(WORK INSTRUCTIONS) Return all lines in the material below that contain "code".

(RECORDED INFORMATION)

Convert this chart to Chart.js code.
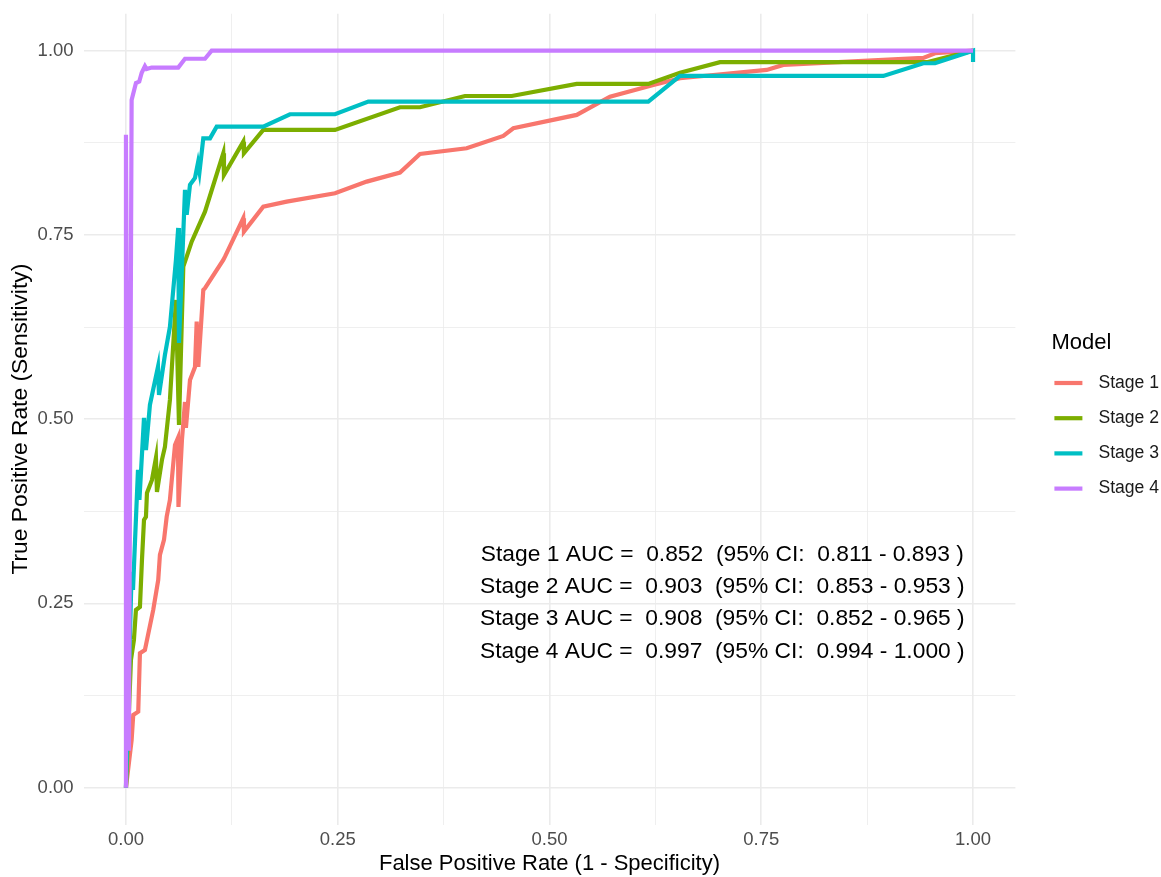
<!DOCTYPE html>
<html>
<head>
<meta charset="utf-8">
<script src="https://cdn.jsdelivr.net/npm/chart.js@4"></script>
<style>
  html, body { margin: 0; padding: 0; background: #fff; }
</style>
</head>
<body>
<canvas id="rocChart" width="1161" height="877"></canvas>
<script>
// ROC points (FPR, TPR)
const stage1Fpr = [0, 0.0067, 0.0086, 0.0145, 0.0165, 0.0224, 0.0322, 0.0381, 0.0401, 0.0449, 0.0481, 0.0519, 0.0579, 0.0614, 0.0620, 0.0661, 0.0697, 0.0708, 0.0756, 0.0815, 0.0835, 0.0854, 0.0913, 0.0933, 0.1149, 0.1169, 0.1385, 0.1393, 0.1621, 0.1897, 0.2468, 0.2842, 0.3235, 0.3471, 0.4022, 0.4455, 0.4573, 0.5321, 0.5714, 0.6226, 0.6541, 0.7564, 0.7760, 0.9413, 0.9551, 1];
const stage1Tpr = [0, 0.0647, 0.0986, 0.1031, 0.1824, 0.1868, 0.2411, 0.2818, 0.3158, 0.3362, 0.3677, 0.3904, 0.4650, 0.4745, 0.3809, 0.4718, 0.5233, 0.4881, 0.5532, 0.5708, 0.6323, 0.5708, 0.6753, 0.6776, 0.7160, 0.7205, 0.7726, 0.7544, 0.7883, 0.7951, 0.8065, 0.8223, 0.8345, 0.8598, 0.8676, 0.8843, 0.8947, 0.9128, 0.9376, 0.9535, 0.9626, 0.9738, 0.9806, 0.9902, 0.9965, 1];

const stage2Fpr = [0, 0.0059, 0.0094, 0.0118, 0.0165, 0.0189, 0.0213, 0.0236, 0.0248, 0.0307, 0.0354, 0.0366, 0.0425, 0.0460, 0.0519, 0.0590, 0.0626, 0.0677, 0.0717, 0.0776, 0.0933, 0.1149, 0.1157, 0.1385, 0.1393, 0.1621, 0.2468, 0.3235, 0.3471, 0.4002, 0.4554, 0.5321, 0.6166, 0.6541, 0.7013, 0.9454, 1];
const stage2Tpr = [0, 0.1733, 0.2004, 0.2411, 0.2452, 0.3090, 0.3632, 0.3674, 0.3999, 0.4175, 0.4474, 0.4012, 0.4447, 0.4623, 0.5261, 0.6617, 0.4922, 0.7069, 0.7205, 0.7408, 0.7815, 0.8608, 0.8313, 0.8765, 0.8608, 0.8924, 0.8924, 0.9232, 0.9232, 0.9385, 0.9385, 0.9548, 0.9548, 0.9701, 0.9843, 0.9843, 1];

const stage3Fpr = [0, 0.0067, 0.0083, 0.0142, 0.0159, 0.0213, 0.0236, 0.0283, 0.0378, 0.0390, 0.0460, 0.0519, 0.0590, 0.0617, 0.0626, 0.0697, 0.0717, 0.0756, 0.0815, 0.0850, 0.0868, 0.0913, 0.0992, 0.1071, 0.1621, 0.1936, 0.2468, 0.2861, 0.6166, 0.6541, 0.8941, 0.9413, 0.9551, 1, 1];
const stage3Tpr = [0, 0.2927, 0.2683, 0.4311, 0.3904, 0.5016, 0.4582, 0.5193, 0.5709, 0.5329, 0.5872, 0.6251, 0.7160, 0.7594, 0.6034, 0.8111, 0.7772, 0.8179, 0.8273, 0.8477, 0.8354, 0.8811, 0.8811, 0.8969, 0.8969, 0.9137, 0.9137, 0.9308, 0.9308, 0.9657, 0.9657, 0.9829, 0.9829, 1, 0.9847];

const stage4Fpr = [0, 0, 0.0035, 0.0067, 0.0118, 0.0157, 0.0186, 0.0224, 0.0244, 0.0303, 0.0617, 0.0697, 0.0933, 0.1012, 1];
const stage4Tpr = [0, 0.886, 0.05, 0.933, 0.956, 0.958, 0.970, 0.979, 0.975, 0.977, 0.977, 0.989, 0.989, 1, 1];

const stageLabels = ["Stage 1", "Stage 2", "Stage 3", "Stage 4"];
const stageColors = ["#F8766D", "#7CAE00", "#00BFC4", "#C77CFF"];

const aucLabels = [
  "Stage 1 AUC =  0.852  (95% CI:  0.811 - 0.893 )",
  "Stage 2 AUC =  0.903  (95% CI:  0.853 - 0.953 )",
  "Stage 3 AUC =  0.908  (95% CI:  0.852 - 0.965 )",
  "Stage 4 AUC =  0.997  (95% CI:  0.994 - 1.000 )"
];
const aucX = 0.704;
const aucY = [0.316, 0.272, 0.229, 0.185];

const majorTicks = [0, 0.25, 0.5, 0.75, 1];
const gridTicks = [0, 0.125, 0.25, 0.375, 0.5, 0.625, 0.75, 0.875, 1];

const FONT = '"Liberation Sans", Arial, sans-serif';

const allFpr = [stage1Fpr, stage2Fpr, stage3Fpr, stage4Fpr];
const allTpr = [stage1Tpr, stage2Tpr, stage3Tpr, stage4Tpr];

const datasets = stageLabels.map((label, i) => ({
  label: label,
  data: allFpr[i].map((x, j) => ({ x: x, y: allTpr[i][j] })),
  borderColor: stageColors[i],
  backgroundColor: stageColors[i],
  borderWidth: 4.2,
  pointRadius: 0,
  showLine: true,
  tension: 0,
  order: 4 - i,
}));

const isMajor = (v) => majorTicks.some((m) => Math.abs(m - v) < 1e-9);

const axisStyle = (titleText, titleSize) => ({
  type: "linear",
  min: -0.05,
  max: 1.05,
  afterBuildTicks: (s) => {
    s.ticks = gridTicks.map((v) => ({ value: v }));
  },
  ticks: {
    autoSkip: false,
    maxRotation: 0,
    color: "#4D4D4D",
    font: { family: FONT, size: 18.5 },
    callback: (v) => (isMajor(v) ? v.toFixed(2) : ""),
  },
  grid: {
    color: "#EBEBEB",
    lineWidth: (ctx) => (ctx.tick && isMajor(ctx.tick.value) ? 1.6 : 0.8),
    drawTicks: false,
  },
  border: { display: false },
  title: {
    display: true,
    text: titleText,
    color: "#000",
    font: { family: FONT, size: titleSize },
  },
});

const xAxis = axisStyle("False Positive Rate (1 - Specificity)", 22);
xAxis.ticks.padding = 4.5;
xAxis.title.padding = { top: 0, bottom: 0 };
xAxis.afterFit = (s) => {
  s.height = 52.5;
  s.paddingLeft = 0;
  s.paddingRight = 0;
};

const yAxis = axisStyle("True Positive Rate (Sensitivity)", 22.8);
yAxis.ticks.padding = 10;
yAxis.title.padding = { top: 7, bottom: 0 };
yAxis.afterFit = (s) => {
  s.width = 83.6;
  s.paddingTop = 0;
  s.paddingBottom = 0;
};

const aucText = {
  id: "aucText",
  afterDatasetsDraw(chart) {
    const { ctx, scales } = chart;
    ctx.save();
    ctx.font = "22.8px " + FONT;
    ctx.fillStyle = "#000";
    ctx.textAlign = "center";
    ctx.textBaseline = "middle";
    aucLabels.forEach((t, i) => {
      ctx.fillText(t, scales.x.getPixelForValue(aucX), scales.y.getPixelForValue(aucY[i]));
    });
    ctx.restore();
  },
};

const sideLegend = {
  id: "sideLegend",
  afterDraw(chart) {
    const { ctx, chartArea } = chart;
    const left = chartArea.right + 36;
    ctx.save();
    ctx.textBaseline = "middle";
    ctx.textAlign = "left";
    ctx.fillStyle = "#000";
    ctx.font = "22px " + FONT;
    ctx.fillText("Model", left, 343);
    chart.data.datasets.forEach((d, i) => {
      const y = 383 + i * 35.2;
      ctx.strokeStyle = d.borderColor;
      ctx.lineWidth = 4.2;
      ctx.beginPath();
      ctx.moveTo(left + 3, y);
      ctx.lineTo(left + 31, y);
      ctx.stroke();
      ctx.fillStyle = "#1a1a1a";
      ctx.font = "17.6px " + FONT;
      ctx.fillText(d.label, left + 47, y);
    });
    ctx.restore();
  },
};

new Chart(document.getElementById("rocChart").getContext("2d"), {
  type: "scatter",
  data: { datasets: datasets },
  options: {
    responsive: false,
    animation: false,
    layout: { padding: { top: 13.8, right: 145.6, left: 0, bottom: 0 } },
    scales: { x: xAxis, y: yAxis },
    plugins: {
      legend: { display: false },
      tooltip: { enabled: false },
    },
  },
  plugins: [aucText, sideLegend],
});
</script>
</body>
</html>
* * *
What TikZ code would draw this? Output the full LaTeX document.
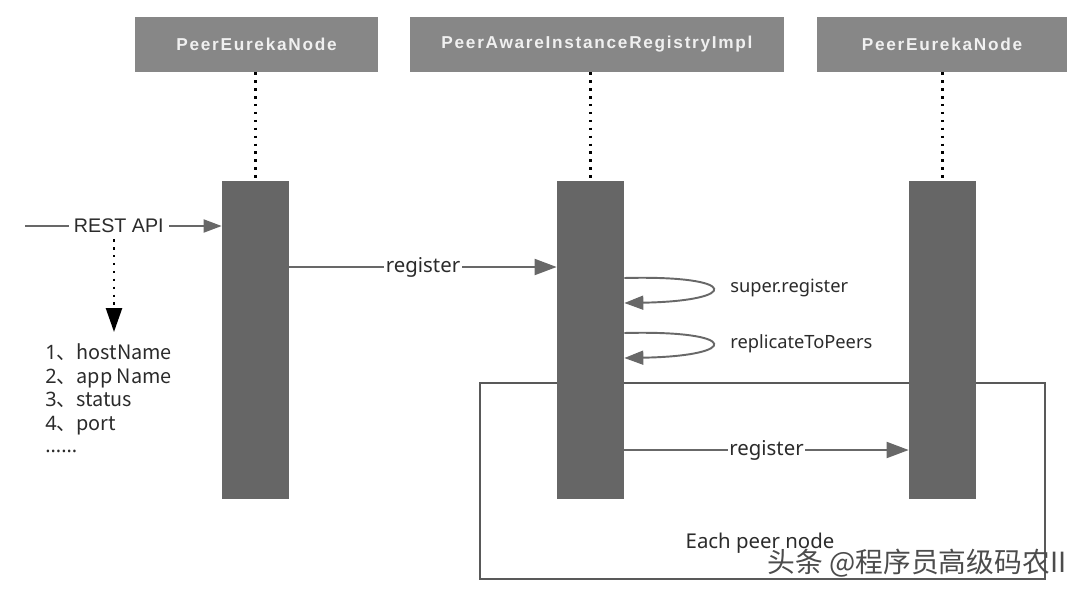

(RESULT)
Convert this chart to Chart.js code.
What TikZ code would draw this? Output the full LaTeX document.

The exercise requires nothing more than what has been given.